The Conservative Resurgence considered itself crusaders against liberalism in the denomination.  The other "architect," Paige Patterson, was President of the tiny Criswell Bible College in Dallas, belonging to the First Baptist Church there.  Eventually, as a result of his work on behalf of the "resurgence," he was rewarded with being elected President of the SBC, and as President of two of the denomination's theological seminaries, Southeastern in Wake Forest, North Carolina, and Southwestern, in Ft. Worth, Texas.  For his part, Pressler was given a seat for eight years on the powerful Executive Committee of the SBC, and then, for eight more years, as a trustee of the International Mission Board.  

I'm not aware of a direct connection between Johnson and Pressler, though Johnson served as a trustee of the SBC's Ethics and Religious Liberty Commission at the same time Pressler was active in denominational bureaucracy.   Southern Baptist leaders are finally coming to accept evidence from at least two lawsuits pointing to Pressler having been involved in incidents of sexual abuse of young men, including from the youth group of the church that he had once led, and associates from the law firm in which he was a partner with an attorney named Jared Woodfill.  

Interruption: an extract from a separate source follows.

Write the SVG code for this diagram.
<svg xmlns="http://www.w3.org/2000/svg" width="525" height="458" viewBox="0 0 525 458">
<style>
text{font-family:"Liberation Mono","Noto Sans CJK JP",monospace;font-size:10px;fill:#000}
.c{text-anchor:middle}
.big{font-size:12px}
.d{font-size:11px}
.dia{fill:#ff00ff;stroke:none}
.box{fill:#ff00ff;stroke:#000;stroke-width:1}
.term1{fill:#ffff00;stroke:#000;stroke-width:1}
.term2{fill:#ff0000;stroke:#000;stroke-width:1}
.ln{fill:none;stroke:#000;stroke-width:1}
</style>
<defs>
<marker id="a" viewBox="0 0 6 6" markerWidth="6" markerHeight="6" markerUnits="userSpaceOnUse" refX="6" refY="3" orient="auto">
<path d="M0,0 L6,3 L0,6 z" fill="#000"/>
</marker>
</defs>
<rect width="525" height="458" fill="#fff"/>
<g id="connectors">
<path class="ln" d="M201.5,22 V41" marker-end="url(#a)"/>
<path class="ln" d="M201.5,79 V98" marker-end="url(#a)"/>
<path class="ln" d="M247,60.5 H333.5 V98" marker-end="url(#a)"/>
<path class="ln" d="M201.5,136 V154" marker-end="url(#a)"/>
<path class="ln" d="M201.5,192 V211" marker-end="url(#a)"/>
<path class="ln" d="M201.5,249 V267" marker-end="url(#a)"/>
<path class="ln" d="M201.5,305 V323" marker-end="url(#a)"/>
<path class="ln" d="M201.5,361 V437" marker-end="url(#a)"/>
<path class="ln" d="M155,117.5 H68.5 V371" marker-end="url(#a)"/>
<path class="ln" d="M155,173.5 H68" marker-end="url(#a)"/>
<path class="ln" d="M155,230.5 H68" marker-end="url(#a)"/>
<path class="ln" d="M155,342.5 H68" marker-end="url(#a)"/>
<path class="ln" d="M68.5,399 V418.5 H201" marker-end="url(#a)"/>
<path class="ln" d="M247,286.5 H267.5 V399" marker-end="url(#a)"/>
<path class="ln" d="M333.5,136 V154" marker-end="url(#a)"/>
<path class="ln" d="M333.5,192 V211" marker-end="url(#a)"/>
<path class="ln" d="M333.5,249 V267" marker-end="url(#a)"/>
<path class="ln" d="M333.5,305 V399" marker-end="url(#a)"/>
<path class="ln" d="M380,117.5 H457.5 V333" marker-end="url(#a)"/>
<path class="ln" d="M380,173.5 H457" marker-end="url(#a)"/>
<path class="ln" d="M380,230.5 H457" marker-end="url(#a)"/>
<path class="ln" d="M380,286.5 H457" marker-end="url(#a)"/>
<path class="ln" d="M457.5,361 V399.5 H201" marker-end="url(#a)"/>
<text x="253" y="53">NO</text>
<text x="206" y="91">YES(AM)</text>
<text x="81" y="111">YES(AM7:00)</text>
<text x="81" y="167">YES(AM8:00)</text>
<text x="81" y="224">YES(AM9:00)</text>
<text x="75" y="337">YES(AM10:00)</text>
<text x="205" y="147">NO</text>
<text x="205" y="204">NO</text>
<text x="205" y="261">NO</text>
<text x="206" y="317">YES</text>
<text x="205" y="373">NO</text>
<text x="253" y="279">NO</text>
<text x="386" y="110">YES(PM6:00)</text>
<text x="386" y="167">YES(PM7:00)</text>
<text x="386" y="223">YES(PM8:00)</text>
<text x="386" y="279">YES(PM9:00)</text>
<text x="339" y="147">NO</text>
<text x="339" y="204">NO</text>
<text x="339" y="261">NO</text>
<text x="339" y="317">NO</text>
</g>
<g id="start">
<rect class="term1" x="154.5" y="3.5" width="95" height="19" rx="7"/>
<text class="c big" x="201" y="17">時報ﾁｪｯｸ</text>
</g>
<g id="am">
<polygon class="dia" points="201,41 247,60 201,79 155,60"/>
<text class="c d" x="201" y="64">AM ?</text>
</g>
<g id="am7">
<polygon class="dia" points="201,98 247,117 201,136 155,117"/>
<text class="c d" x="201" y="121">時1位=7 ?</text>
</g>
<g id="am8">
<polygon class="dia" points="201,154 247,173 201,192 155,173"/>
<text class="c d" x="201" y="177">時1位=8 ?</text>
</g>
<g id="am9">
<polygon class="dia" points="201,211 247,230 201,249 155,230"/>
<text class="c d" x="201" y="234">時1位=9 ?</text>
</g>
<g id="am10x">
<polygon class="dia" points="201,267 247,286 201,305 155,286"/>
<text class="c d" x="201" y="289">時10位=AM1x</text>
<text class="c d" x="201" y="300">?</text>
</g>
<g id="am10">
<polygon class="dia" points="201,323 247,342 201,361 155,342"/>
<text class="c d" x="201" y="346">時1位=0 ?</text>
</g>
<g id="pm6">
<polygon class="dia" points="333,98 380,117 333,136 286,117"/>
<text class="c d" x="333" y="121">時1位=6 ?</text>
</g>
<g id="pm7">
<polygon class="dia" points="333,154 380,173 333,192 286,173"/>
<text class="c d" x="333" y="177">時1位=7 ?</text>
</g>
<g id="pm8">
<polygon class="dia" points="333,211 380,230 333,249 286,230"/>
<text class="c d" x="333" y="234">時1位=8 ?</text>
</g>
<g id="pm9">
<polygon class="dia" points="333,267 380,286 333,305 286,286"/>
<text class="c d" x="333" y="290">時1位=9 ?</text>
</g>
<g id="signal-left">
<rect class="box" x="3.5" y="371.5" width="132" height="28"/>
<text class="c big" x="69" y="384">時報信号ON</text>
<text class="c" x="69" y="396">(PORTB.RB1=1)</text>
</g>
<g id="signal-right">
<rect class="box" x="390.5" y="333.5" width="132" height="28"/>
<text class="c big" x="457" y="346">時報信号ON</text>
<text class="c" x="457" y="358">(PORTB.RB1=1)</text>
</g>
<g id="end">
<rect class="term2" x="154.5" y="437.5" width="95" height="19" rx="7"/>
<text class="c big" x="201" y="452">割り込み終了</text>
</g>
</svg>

Johnson has kept silence on his tenure at the Baptist law school, and hasn't commented on the evidence of sexual abuse coming from the settled lawsuits against Pressler.  That seems strange, for a high profile politician like Johnson, whose conservative views are far right hard line, especially against LGBTQ persons.  I would think he'd want to clear his record of any possible association with the Pressler name, especially considering the nature of the allegations, the evidence which includes the leadership of Pressler's church, First Baptist of Houston, acknowledging his inappropriate behavior and taking disciplinary action which eventually caused him to join a different church.  

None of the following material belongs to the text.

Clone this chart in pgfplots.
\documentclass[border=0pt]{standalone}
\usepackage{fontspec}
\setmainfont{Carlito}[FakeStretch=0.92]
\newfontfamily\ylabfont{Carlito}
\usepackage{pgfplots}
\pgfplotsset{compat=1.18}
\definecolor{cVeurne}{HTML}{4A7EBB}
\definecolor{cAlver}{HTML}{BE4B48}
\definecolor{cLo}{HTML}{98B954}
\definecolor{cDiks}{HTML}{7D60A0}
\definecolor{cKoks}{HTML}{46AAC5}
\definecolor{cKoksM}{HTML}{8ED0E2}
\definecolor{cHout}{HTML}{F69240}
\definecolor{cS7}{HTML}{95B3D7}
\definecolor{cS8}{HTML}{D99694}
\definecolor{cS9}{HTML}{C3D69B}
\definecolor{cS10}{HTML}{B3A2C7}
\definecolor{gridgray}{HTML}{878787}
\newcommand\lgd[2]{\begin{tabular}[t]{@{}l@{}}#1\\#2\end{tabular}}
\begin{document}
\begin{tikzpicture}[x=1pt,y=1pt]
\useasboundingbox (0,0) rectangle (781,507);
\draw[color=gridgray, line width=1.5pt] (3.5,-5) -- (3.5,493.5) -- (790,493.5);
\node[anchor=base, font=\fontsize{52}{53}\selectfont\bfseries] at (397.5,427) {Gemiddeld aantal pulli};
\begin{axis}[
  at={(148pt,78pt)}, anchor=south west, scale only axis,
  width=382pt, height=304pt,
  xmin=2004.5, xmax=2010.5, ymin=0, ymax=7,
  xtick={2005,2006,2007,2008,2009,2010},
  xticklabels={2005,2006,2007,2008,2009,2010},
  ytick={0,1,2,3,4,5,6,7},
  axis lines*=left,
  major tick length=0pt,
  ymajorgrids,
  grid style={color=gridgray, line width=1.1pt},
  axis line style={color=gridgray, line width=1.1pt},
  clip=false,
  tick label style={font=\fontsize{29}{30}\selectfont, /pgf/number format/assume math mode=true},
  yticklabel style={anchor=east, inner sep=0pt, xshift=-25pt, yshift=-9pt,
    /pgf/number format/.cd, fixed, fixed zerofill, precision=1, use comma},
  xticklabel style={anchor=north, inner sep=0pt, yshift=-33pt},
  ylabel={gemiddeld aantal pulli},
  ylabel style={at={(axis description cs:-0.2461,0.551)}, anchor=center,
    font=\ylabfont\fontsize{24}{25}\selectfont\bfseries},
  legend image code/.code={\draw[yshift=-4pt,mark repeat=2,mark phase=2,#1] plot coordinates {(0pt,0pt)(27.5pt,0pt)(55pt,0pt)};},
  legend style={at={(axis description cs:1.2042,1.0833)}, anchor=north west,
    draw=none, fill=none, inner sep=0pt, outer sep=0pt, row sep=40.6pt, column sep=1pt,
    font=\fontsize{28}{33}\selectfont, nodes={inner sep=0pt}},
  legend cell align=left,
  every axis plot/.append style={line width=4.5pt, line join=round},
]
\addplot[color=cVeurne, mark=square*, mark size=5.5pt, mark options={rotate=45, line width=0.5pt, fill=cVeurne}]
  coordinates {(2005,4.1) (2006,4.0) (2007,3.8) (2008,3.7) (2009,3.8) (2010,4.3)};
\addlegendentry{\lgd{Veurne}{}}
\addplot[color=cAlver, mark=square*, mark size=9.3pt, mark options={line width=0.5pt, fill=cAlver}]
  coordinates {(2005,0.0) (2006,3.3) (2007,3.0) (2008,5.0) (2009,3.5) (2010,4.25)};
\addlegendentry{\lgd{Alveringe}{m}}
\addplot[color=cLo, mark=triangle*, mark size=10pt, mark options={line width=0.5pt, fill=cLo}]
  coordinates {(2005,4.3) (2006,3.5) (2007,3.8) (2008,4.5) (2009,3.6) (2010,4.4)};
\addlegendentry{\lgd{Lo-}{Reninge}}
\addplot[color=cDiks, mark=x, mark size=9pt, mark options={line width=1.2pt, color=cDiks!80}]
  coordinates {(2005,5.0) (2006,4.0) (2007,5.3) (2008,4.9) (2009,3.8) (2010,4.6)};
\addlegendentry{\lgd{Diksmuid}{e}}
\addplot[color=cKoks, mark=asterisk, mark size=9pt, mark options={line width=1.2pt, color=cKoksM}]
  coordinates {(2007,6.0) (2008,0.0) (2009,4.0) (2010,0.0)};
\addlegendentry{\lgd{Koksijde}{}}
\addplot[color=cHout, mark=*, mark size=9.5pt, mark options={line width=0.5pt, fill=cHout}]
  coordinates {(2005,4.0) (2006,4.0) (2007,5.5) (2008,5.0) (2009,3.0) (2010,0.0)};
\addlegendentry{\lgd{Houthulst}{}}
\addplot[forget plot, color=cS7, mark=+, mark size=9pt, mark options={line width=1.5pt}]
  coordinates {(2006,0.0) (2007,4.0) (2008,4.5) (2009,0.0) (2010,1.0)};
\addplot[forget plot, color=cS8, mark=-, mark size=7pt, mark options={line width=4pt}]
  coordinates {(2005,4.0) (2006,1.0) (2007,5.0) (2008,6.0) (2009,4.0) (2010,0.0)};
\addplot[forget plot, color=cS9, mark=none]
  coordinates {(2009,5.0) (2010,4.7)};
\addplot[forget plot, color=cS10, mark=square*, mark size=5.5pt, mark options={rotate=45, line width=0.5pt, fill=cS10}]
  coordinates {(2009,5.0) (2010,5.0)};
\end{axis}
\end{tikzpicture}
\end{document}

Southern Baptist leaders have been very reluctant, and very slow, in acknowledging the allegations against Pressler.  The lawsuit brought against him also named the Southern Baptist Convention as a defendant, as well as Paige Patterson, the other architect of the Conservative Resurgence.  Patterson was eventually dismissed as a defendant, but the SBC executive committee was a contributor to the settlement, along with Pressler's law partner, Jared Woodfill.  Woodfill recently lost a primary election for a state senate seat, even though he had the endorsement of some high powered Texas Republicans, including attorney general Ken Paxton.  Johnson might have need to be somewhat concerned about the political fallout that can potentially come from situations such as this.  Voters, even in conservative Texas, don't appear to like, or want to endorse, hypocrisy.  

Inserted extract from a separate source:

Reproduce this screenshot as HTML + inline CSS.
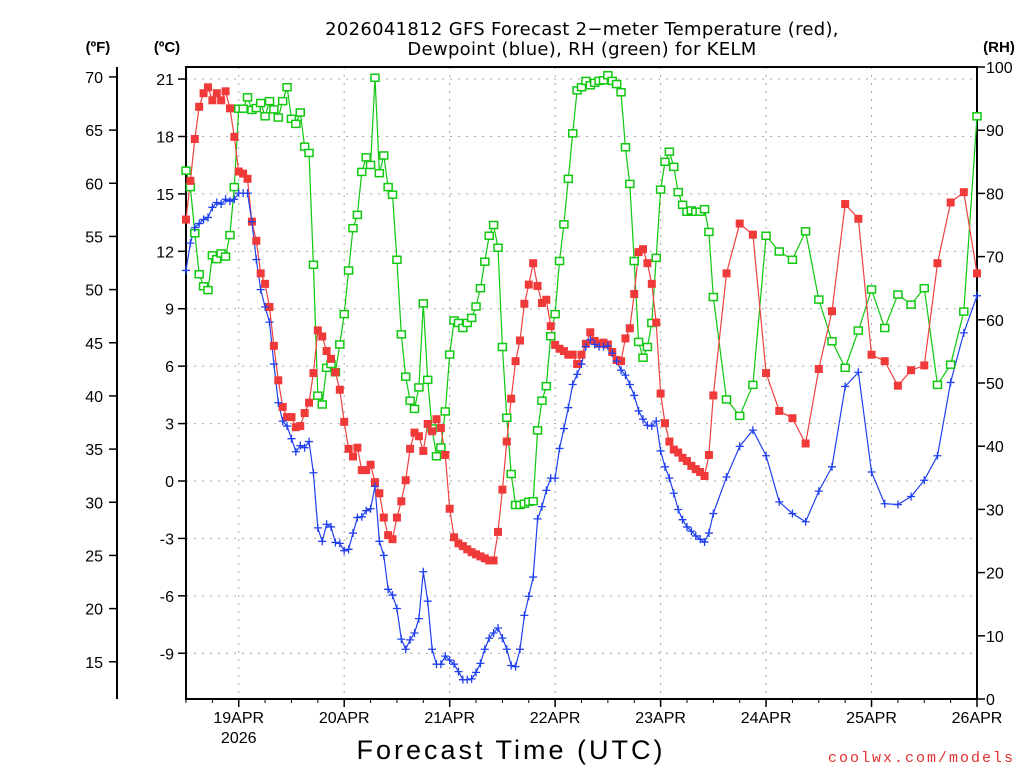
<!DOCTYPE html>
<html><head><meta charset="utf-8"><style>
body{margin:0;background:#fff;}
svg{display:block;font-family:"Liberation Sans",sans-serif;}
</style></head><body>
<svg id="chart" width="1024" height="768" viewBox="0 0 1024 768" xmlns="http://www.w3.org/2000/svg">
<g id="grid"></g>
<g id="axes"></g>
<g id="series"></g>
<text x="582" y="35" font-size="18" text-anchor="middle" font-family="DejaVu Sans, sans-serif" letter-spacing="0.3">2026041812 GFS Forecast 2−meter Temperature (red),</text>
<text x="582" y="55" font-size="18" text-anchor="middle" font-family="DejaVu Sans, sans-serif" letter-spacing="0.3">Dewpoint (blue), RH (green) for KELM</text>
<text x="98" y="52" font-size="15" font-weight="bold" text-anchor="middle">(ºF)</text>
<text x="167" y="52" font-size="15" font-weight="bold" text-anchor="middle">(ºC)</text>
<text x="999" y="52" font-size="15" font-weight="bold" text-anchor="middle">(RH)</text>
<text x="511" y="759" font-size="27" text-anchor="middle" letter-spacing="3">Forecast Time (UTC)</text>
<text x="1015" y="762" font-size="15" fill="#e03030" text-anchor="end" letter-spacing="2" font-family="Liberation Mono, monospace">coolwx.com/models</text>
</svg>
<script>
const tempC = [13.66,15.68,17.87,19.55,20.26,20.57,19.89,20.26,19.89,20.36,19.47,17.98,16.17,16.06,15.79,13.55,12.55,10.85,10.30,9.09,7.06,5.26,3.87,3.34,3.34,2.81,2.87,3.55,4.09,5.64,7.87,7.55,6.79,6.38,5.68,4.77,3.09,1.68,1.28,1.74,0.57,0.57,0.85,-0.06,-0.64,-1.91,-2.83,-3.04,-1.91,-1.06,0.04,1.68,2.53,2.34,1.57,2.98,2.60,3.23,2.77,1.36,-1.45,-2.94,-3.26,
-3.40,-3.57,-3.72,-3.83,-3.94,-4.04,-4.15,-4.15,-2.66,-0.45,2.06,4.30,6.26,7.34,9.26,10.26,11.38,10.19,9.30,9.47,8.09,7.11,6.91,6.79,6.60,6.60,6.11,6.60,7.17,7.77,7.32,7.17,7.23,7.13,6.74,6.32,6.26,7.45,7.98,9.77,11.96,12.11,11.38,10.30,8.28,4.57,3.02,2.06,1.64,1.49,1.21,1.04,0.79,0.62,0.47,0.26,1.36,4.47,
10.85,13.45,12.87,5.64,3.66,3.28,1.96,5.85,8.87,14.47,13.70,6.60,6.26,4.98,5.79,6.04,11.38,14.55,15.09,10.85];
const dewC = [11.0,12.43,13.23,13.45,13.66,13.77,14.30,14.55,14.47,14.72,14.62,14.72,15.04,15.04,15.04,13.55,11.57,10.0,9.09,8.30,6.11,4.09,3.13,2.87,2.21,1.53,1.85,1.74,2.06,0.43,-2.45,-3.15,-2.26,-2.40,-3.21,-3.26,-3.64,-3.57,-2.72,-1.91,-1.87,-1.55,-1.45,-0.28,-3.15,-3.89,-5.66,-5.96,-6.66,-8.26,-8.79,-8.30,-7.94,-7.19,-4.74,-6.28,-8.79,-9.57,-9.57,-9.15,-9.36,-9.57,-9.96,
-10.38,-10.38,-10.34,-10.0,-9.53,-8.79,-8.21,-7.94,-7.68,-8.21,-8.79,-9.64,-9.70,-8.79,-7.02,-6.02,-5.02,-1.98,-1.34,-0.49,0.15,0.15,1.70,2.74,3.83,5.04,5.57,6.11,7.02,7.38,7.13,7.02,7.02,7.06,6.68,6.26,5.79,5.53,5.04,4.47,3.66,3.23,2.91,2.87,3.13,1.57,0.74,0.15,-0.64,-1.49,-2.02,-2.40,-2.62,-2.87,-3.04,-3.19,-2.72,-1.70,
0.21,1.81,2.66,1.32,-1.09,-1.70,-2.13,-0.53,0.74,4.94,5.68,0.47,-1.19,-1.23,-0.81,0.04,1.32,5.15,7.74,9.68];
const rh = [83.6,81.0,73.7,67.2,65.3,64.7,70.2,69.6,70.5,70.0,73.4,81.0,93.4,93.4,95.2,93.2,93.5,94.3,92.2,94.6,93.3,92.0,94.6,96.8,91.8,91.0,92.8,87.4,86.4,68.7,48.0,46.6,52.4,53.0,51.7,56.1,60.9,67.8,74.5,76.6,83.4,85.7,84.5,98.3,83.2,86.0,81.0,79.8,69.5,57.7,51.0,47.2,45.9,49.3,62.6,50.5,42.8,38.4,39.8,45.5,54.5,59.9,59.5,
58.7,59.5,60.3,62.1,65.0,69.2,73.3,75.0,71.4,55.7,44.5,35.6,30.7,30.7,30.9,31.2,31.3,42.5,47.2,49.5,57.4,60.9,69.3,75.1,82.3,89.5,96.3,96.8,97.8,97.1,97.5,97.8,97.9,98.7,97.8,97.3,96.0,87.3,81.5,69.3,56.5,54.0,55.7,59.5,69.8,80.6,85.0,86.6,84.2,80.2,78.2,77.1,77.3,77.1,77.1,77.5,73.9,63.6,
47.4,44.8,49.7,73.3,70.8,69.5,74.0,63.2,56.6,52.4,58.3,64.8,58.7,64.0,62.4,65.0,49.7,52.9,61.3,92.2];
const dayLabels = ["19APR","20APR","21APR","22APR","23APR","24APR","25APR","26APR"];
const cTicks = [-9,-6,-3,0,3,6,9,12,15,18,21];
const fTicks = [15,20,25,30,35,40,45,50,55,60,65,70];
const rhTicks = [0,10,20,30,40,50,60,70,80,90,100];
const hours = [];
for (let h = 0; h <= 120; h++) hours.push(h);
for (let h = 123; h <= 180; h += 3) hours.push(h);

const NS = "http://www.w3.org/2000/svg";
const L = 186, R = 977, T = 67, B = 699;
const X = h => L + (R - L) * h / 180;
const YC = c => 481 - c * 19.14;
const YR = r => B - (B - T) * r / 100;
const YF = f => YC((f - 32) * 5 / 9);
function mk(tag, attrs, parent) {
  const e = document.createElementNS(NS, tag);
  for (const k in attrs) e.setAttribute(k, attrs[k]);
  parent.appendChild(e);
  return e;
}
const grid = document.getElementById('grid');
const axes = document.getElementById('axes');
const series = document.getElementById('series');

cTicks.forEach(c => {
  const y = YC(c);
  const g = mk('line', {x1: L, x2: R, y1: y, y2: y, stroke: '#aaa', 'stroke-width': 1, 'stroke-dasharray': '2,6'}, grid);
  
  
  const t = mk('line', {x1: L - 8, x2: L, y1: y, y2: y, stroke: '#000', 'stroke-width': 1.5}, axes);
  
  
  const tx = mk('text', {x: 174, y: y + 6, 'font-size': 16, 'text-anchor': 'end'}, axes);
  tx.textContent = c;
  
  
});
fTicks.forEach(f => {
  const y = YF(f);
  const t = mk('line', {x1: 109, x2: 117, y1: y, y2: y, stroke: '#000', 'stroke-width': 1.5}, axes);
  
  
  const tx = mk('text', {x: 103, y: y + 6, 'font-size': 16, 'text-anchor': 'end'}, axes);
  tx.textContent = f;
  
  
});
rhTicks.forEach(r => {
  const y = YR(r);
  const t = mk('line', {x1: R, x2: R + 8, y1: y, y2: y, stroke: '#000', 'stroke-width': 1.5}, axes);
  
  
  const tx = mk('text', {x: 986, y: y + 6, 'font-size': 16, 'text-anchor': 'start'}, axes);
  tx.textContent = r;
  
  
});
dayLabels.forEach((d, i) => {
  const x = X(12 + 24 * i);
  const g = mk('line', {x1: x, x2: x, y1: T, y2: B, stroke: '#aaa', 'stroke-width': 1, 'stroke-dasharray': '2,6'}, grid);
  
  
  const t = mk('line', {x1: x, x2: x, y1: B, y2: B + 8, stroke: '#000', 'stroke-width': 1.5}, axes);
  
  
  const tx = mk('text', {x: x, y: 723, 'font-size': 16, 'text-anchor': 'middle'}, axes);
  tx.textContent = d;
  
  
});
for (let h = 0; h <= 180; h += 6) {
  const t = mk('line', {x1: X(h), x2: X(h), y1: B, y2: B + 4, stroke: '#000', 'stroke-width': 1}, axes);
  
  
}
const yr = mk('text', {x: X(12), y: 743, 'font-size': 16, 'text-anchor': 'middle'}, axes);
yr.textContent = '2026';


const fl = mk('line', {x1: 117, x2: 117, y1: T, y2: B, stroke: '#000', 'stroke-width': 2}, axes);


const fr = mk('rect', {x: L, y: T, width: R - L, height: B - T, fill: 'none', stroke: '#000', 'stroke-width': 2}, axes);



function drawLine(vals, yf, color, name) {
  const pts = vals.map((v, i) => X(hours[i]).toFixed(1) + ',' + yf(v).toFixed(1)).join(' ');
  const p = mk('polyline', {points: pts, fill: 'none', stroke: color, 'stroke-width': 1.2}, series);
  
  
}
drawLine(rh, YR, '#10c810', 'rh-line');
drawLine(tempC, YC, '#f04040', 'temperature-line');
drawLine(dewC, YC, '#2040f0', 'dewpoint-line');
rh.forEach((v, i) => {
  const m = mk('rect', {x: X(hours[i]) - 4, y: YR(v) - 3.5, width: 8, height: 7, fill: '#fff', stroke: '#10c810', 'stroke-width': 1.5}, series);
  
  
});
tempC.forEach((v, i) => {
  const m = mk('rect', {x: X(hours[i]) - 4, y: YC(v) - 4, width: 8, height: 8, fill: '#f03a3a'}, series);
  
  
});
dewC.forEach((v, i) => {
  const x = X(hours[i]), y = YC(v);
  const m = mk('path', {d: `M${x-4},${y}H${x+4}M${x},${y-4}V${y+4}`, stroke: '#2040f0', 'stroke-width': 1.3, fill: 'none'}, series);
  
  
});
</script>
</body></html>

But we see this sort of thing from Republicans all the time.  They're hard liners against LGBTQ persons, and want to deny them the same rights as other Americans.  But when one of their own is involved in a sexual abuse scandal like this one, they go into radio silence, and won't let integrity get the best of them.  The speaker missed an opportunity here.  And while he may not have had any association with Pressler, his name will be associated with the failed law school at Lousiana College.